Joseph, most beloved of Jacob’s sons, is hated by his envious brothers. Angry and jealous of Jacob’s gift to Joseph, a resplendent “coat of many colors,” the brothers seize him and sell him into slavery. Joseph had also learned about forgiveness. At the death of their father, his brothers feared that Joseph had been treating them kindly out of respect for Jacob. They sent a message to Joseph saying that Jacob wanted him to forgive his brothers. Joseph wept, and the brothers fell before him offering to be his slaves.

Friendly competition is a highly effective in pushing people. Proverbs 27:17 “As iron sharpens iron, so one person sharpens another.”

Here are some questions that I ask myself when looking at another colleagues work.

  • Why is their work so effective?
  • What did they do to make this happen?
  • What circumstances allowed them to do this that I don’t have?
  • What should I take away from their work that could improve my work?

If someone’s work moved me and made me take notice, did I tell them?

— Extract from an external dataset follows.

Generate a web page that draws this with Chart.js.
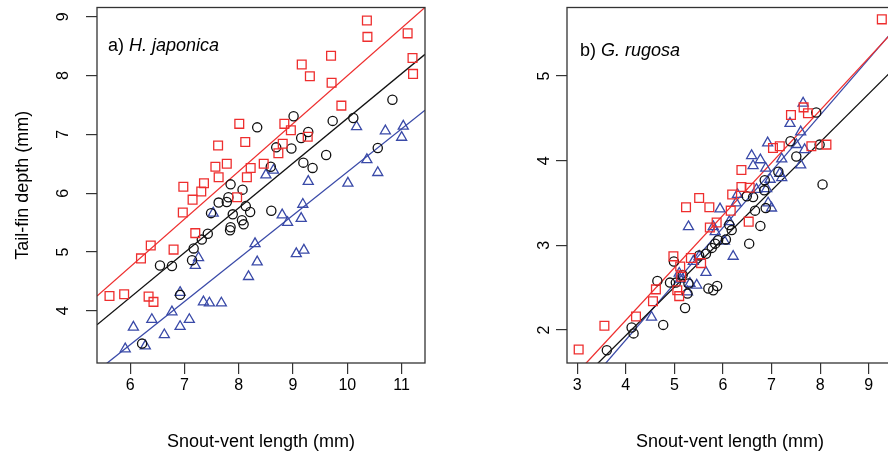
<!DOCTYPE html>
<html>
<head>
<meta charset="utf-8">
<script src="https://cdn.jsdelivr.net/npm/chart.js@4.4.0/dist/chart.umd.min.js"></script>
<style>
  html, body { margin: 0; padding: 0; background: #fff; overflow: hidden; }
  #wrap { position: relative; width: 920px; height: 458px; }
  #chartA { position: absolute; left: 0; top: 0; }
  #chartB { position: absolute; left: 444px; top: 0; }
</style>
</head>
<body>
<div id="wrap">
  <canvas id="chartA" width="444" height="458"></canvas>
  <canvas id="chartB" width="460" height="458"></canvas>
</div>
<script>
// a) H. japonica
const aRedX = [5.62, 5.89, 6.34, 6.43, 6.20, 6.38, 6.80, 7.20, 6.97, 7.15, 7.31, 6.98, 7.36, 7.57, 7.63, 8.15, 7.97, 8.22, 7.62, 7.78, 8.12, 8.01, 8.46, 8.73, 8.81, 8.84, 8.96, 9.27, 9.16, 9.31, 9.70, 9.71, 9.89, 10.36, 10.37, 11.11, 11.20, 11.21];
const aRedY = [4.25, 4.28, 4.24, 4.15, 4.89, 5.11, 5.04, 5.32, 5.67, 5.89, 6.03, 6.11, 6.17, 6.45, 6.27, 6.27, 5.93, 6.43, 6.81, 6.50, 6.87, 7.18, 6.50, 6.68, 6.84, 7.18, 7.07, 6.96, 8.19, 7.99, 8.34, 7.88, 7.49, 8.94, 8.66, 8.72, 8.30, 8.03];
const aBlackX = [6.22, 6.92, 6.55, 6.77, 7.14, 7.17, 7.32, 7.43, 7.49, 7.63, 7.78, 7.81, 7.85, 8.07, 7.89, 8.13, 8.21, 8.06, 8.09, 7.85, 7.84, 8.34, 8.60, 8.59, 8.69, 8.97, 9.01, 9.15, 9.28, 9.19, 9.36, 9.61, 9.73, 10.11, 10.56, 10.83];
const aBlackY = [3.44, 4.27, 4.77, 4.76, 4.86, 5.06, 5.21, 5.31, 5.66, 5.84, 5.85, 5.93, 6.15, 6.06, 5.64, 5.78, 5.68, 5.54, 5.47, 5.42, 5.37, 7.12, 5.70, 6.45, 6.78, 6.76, 7.31, 6.94, 7.04, 6.52, 6.43, 6.65, 7.23, 7.28, 6.77, 7.59];
const aBlueX = [5.91, 6.28, 6.06, 6.40, 6.63, 6.77, 6.92, 7.09, 6.92, 7.35, 7.46, 7.68, 7.20, 7.26, 7.53, 8.18, 8.30, 8.34, 8.50, 8.64, 8.80, 8.90, 9.15, 9.18, 9.06, 9.20, 9.28, 10.01, 10.17, 10.36, 10.56, 10.70, 11.03, 11.00];
const aBlueY = [3.35, 3.40, 3.72, 3.85, 3.59, 3.98, 3.73, 3.85, 4.31, 4.15, 4.13, 4.13, 4.77, 4.90, 5.66, 4.58, 5.14, 4.83, 6.31, 6.39, 5.63, 5.50, 5.57, 5.81, 4.97, 5.03, 6.20, 6.17, 7.13, 6.57, 6.35, 7.06, 7.14, 6.95];
// fitted lines: [intercept, slope]
const aFitRed = [-0.132, 0.813];
const aFitBlack = [-0.347, 0.762];
const aFitBlue = [-0.99, 0.735];
const aXRange = [5.39, 11.43];
const aYRange = [3.11, 9.16];

// b) G. rugosa
const bRedX = [3.03, 3.56, 4.21, 4.56, 4.62, 5.06, 5.10, 5.14, 4.98, 5.12, 5.34, 5.55, 5.24, 5.51, 5.72, 5.73, 5.87, 6.16, 6.19, 6.53, 6.38, 6.55, 6.38, 7.03, 7.17, 7.40, 7.66, 7.75, 7.82, 8.13, 9.27];
const bRedY = [1.77, 2.05, 2.16, 2.34, 2.48, 2.47, 2.40, 2.63, 2.87, 2.75, 2.85, 2.79, 3.45, 3.56, 3.45, 3.21, 3.27, 3.41, 3.60, 3.28, 3.69, 3.68, 3.89, 4.15, 4.17, 4.54, 4.63, 4.56, 4.17, 4.19, 5.67];
const bBlackX = [3.61, 4.12, 4.16, 4.77, 5.22, 4.65, 4.91, 4.99, 5.17, 5.27, 5.03, 5.70, 5.80, 5.88, 5.51, 5.65, 5.77, 5.84, 5.90, 6.06, 6.18, 6.13, 6.54, 6.77, 6.66, 6.88, 6.62, 6.49, 6.85, 6.86, 7.14, 7.51, 7.39, 7.99, 7.92, 8.05, 5.29];
const bBlackY = [1.76, 2.03, 1.96, 2.06, 2.26, 2.58, 2.56, 2.81, 2.65, 2.43, 2.56, 2.49, 2.47, 2.52, 2.88, 2.90, 2.97, 3.02, 3.06, 3.07, 3.18, 3.24, 3.02, 3.23, 3.41, 3.44, 3.57, 3.58, 3.65, 3.77, 3.87, 4.05, 4.23, 4.19, 4.57, 3.72, 2.55];
const bBlueX = [4.53, 5.10, 5.12, 5.27, 5.46, 5.32, 5.65, 5.51, 5.39, 5.29, 6.21, 6.03, 5.84, 5.80, 5.94, 6.13, 6.27, 6.30, 6.59, 6.77, 6.62, 6.92, 6.88, 6.97, 7.21, 7.21, 6.93, 7.00, 7.38, 7.60, 7.65, 7.51, 7.60, 7.68, 6.69, 6.90, 7.17];
const bBlueY = [2.15, 2.67, 2.60, 2.45, 2.53, 2.55, 2.68, 2.87, 2.81, 3.22, 2.87, 3.05, 3.16, 3.22, 3.43, 3.28, 3.50, 3.60, 4.06, 4.01, 3.94, 4.21, 3.91, 3.78, 3.80, 4.02, 3.50, 3.44, 4.44, 4.34, 4.68, 4.19, 3.95, 4.13, 3.66, 3.67, 3.85];
const bFitRed = [-0.365, 0.62];
const bFitBlack = [-0.349, 0.571];
const bFitBlue = [-0.774, 0.664];
const bXRange = [2.79, 9.5];
const bYRange = [1.61, 5.81];

const xTitle = 'Snout-vent length (mm)';
const yTitle = 'Tail-fin depth (mm)';

const RED = '#ee2e2e';
const BLACK = '#111111';
const BLUE = '#3a4aa8';
const FONT = '"Liberation Sans", Arial, sans-serif';

function pts(xs, ys) {
  return xs.map((x, i) => ({ x: x, y: ys[i] }));
}

function fitLine(fit, range) {
  return range.map(x => ({ x: x, y: fit[0] + fit[1] * x }));
}

function pointSet(xs, ys, color, style, radius) {
  return {
    data: pts(xs, ys),
    pointStyle: style,
    pointRadius: radius,
    pointHoverRadius: radius,
    pointBorderColor: color,
    pointBackgroundColor: 'rgba(0,0,0,0)',
    pointBorderWidth: 1.3,
    showLine: false
  };
}

function lineSet(fit, range, color) {
  return {
    data: fitLine(fit, range),
    showLine: true,
    borderColor: color,
    borderWidth: 1.3,
    pointRadius: 0,
    fill: false
  };
}

// R style box round the plot region
const boxPlugin = {
  id: 'box',
  afterDraw(chart) {
    const { ctx, chartArea: a } = chart;
    ctx.save();
    ctx.strokeStyle = '#333';
    ctx.lineWidth = 1.3;
    ctx.strokeRect(a.left, a.top, a.right - a.left, a.bottom - a.top);
    ctx.restore();
  }
};

const panelLabel = {
  id: 'panelLabel',
  afterDraw(chart, args, opts) {
    const { ctx, chartArea } = chart;
    const x0 = chartArea.left + opts.dx;
    const y0 = chartArea.top + opts.dy;
    ctx.save();
    ctx.fillStyle = '#000';
    ctx.textBaseline = 'alphabetic';
    ctx.font = '18px ' + FONT;
    ctx.fillText(opts.prefix, x0, y0);
    const w = ctx.measureText(opts.prefix).width;
    ctx.font = 'italic 18px ' + FONT;
    ctx.fillText(opts.species, x0 + w, y0);
    ctx.restore();
  }
};

function makePanel(id, p) {
  return new Chart(document.getElementById(id), {
    type: 'scatter',
    data: {
      datasets: [
        pointSet(p.redX, p.redY, RED, 'rect', 6.2),
        pointSet(p.blackX, p.blackY, BLACK, 'circle', 4.6),
        pointSet(p.blueX, p.blueY, BLUE, 'triangle', 5.8),
        lineSet(p.fitRed, p.xRange, RED),
        lineSet(p.fitBlack, p.xRange, BLACK),
        lineSet(p.fitBlue, p.xRange, BLUE)
      ]
    },
    options: {
      responsive: false,
      animation: false,
      events: [],
      layout: { padding: p.padding },
      plugins: {
        legend: { display: false },
        tooltip: { enabled: false },
        panelLabel: p.label
      },
      scales: {
        x: {
          type: 'linear',
          min: p.xRange[0],
          max: p.xRange[1],
          afterFit: s => { s.height = 95; s.paddingLeft = 0; s.paddingRight = 0; },
          grid: { drawOnChartArea: false, drawTicks: true, tickLength: 11, color: '#333', lineWidth: 1.2 },
          border: { display: false },
          ticks: { stepSize: 1, includeBounds: false, padding: 2, color: '#000', font: { family: FONT, size: 16 } },
          title: { display: true, text: xTitle, color: '#000', font: { family: FONT, size: 18 }, padding: { top: 0, bottom: 5 } }
        },
        y: {
          type: 'linear',
          min: p.yRange[0],
          max: p.yRange[1],
          afterFit: s => { s.width = p.yWidth; s.paddingTop = 0; s.paddingBottom = 0; },
          grid: { drawOnChartArea: false, drawTicks: true, tickLength: 11, color: '#333', lineWidth: 1.2 },
          border: { display: false },
          ticks: { stepSize: 1, includeBounds: false, minRotation: 90, maxRotation: 90, crossAlign: 'center', padding: p.yTickPad, color: '#000', font: { family: FONT, size: 16 } },
          title: { display: p.showYTitle, text: yTitle, color: '#000', font: { family: FONT, size: 18 }, padding: { top: 12, bottom: 0 } }
        }
      }
    },
    plugins: [boxPlugin, panelLabel]
  });
}

makePanel('chartA', {
  redX: aRedX, redY: aRedY, blackX: aBlackX, blackY: aBlackY, blueX: aBlueX, blueY: aBlueY,
  fitRed: aFitRed, fitBlack: aFitBlack, fitBlue: aFitBlue,
  xRange: aXRange, yRange: aYRange,
  padding: { left: 0, top: 6, right: 19, bottom: 0 },
  yWidth: 97, yTickPad: 18, showYTitle: true,
  label: { prefix: 'a) ', species: 'H. japonica', dx: 11, dy: 43 }
});

makePanel('chartB', {
  redX: bRedX, redY: bRedY, blackX: bBlackX, blackY: bBlackY, blueX: bBlueX, blueY: bBlueY,
  fitRed: bFitRed, fitBlack: bFitBlack, fitBlue: bFitBlue,
  xRange: bXRange, yRange: bYRange,
  padding: { left: 0, top: 7, right: 11, bottom: 0 },
  yWidth: 123, yTickPad: 7, showYTitle: false,
  label: { prefix: 'b) ', species: 'G. rugosa', dx: 13, dy: 48 }
});
</script>
</body>
</html>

Take the time to encourage others. We all need it.

While asking if a person has advantages that I do not, I am really using this question to setup one for myself. What can I do that others don’t have the same opportunity?

If you are a professional communicator or want to become one all this self improvement can be awesome, but there is one last thing that must be central for you to grow.

Everything you are doing is actually so that you disappear. To be the very best communicator is when people are so moved by the work emotions take over them. They are connecting with the story of the subject.

The best question to be asking yourself is, “How can I do a better job of telling the subjects story more effectively.”

Many people fall into the trap of positional bias, comparing “up” more often than “down” relative to their own standing.

My goal with the FOCUS group has been to lift up others and not to lift up myself. “Paying it forward” requires us to realize how blessed we are with all the gifts that God has given to us, but to also celebrate those gifts in others.

… “A person can receive only what is given them from heaven. You yourselves can testify that I said, ‘I am not the Messiah but am sent ahead of him.’ The bride belongs to the bridegroom. The friend who attends the bridegroom waits and listens for him, and is full of joy when he hears the bridegroom’s voice. That joy is mine, and it is now complete. He must become greater; I must become less.